Is it strictly a GCC related issue? Can it be an MPI related issue? I guess the ParFlow CI would use OpenMPI and not ParastationMPI. The errors I see in err_all_131124-102419.txt are not very verbose: [pfsimulator/amps/test/src/CMakeFiles/test1.dir/build.make:103: pfsimulator/amps/test/src/test1] Error 1

but indicate that this just fails in some tests.

Is there any chance that it is an ARM related issue? That is, does it also fail building on x86 CPUs in JUWELS/JURECA?

If this is a real issue, we need to make a pull request upstream into the ParFlow master, and this needs to be clearly documented.

chartick commented 3 weeks ago

I did it some time ago, and I don't remember everything, but it should be in my leaving document.

If I remember correctly, the issues were only on GPU with a specific pre-conditioner.

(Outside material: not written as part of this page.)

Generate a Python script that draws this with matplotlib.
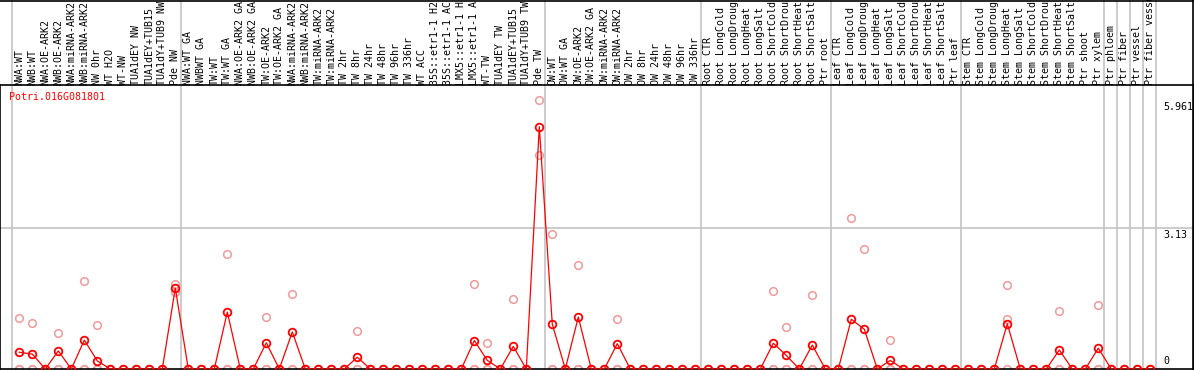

AMPS_CPU_TICKS_PER_SEC is a performance indicator or something.

DCaviedesV commented 3 weeks ago

Thanks @chartick. For completeness, this is @chartick's comment which was in his leaving doc: "gnu_fix removes some performance measurements so that the compilation of ParFlow runs through with newer versions of GCC."

AGonzalezNicolas commented 3 weeks ago

Using the latest version of Parflow, the build fails on Jureca and Juwels. It gets the same error. If I use the parflow version with the gnu-fix, it is built on both ( Jureca and Juwels).

DCaviedesV commented 3 weeks ago

Could you try with OpenMPI, for completeness?